Synthesized acoustic holography: A method to evaluate steering and focusing performance of ultrasound arrays.

Abstract

Acoustic holography is a commonly used tool to characterize the three-dimensional acoustic fields and the vibration patterns of ultrasound (US) transducers and arrays. It involves recording the pressure distribution over a transverse plane in front of the transducer via a two-dimensional hydrophone scan, and subsequent forward or backward field projection. For multi-element arrays capable of electronic focus steering, a separate hologram is needed to describe each beam configuration of interest. Since medical US arrays commonly use tens to hundreds of beam configurations, their characterization is very time consuming. Here, we show that holograms for the field of each array element can be recorded with a single hydrophone scan by pulsing the elements sequentially at each location. This approach was validated using a 1 MHz 64-element diagnostic-therapeutic linear array.
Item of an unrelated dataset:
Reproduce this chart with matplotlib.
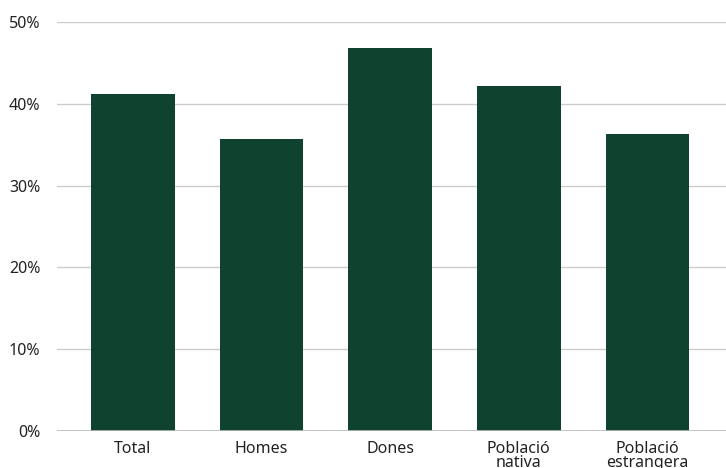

Holograms of each element combined with backpropagation to the array surface revealed the variability of vibration patterns and crosstalk between channels and elements. Electronically steered beam configurations resulting from boundary conditions synthesized from elemental holograms and directly measured holograms were found to be in excellent agreement. The results demonstrate the method's potential in detecting defects and other nonideal array behavior and in rapid and accurate characterization of all relevant beam configurations.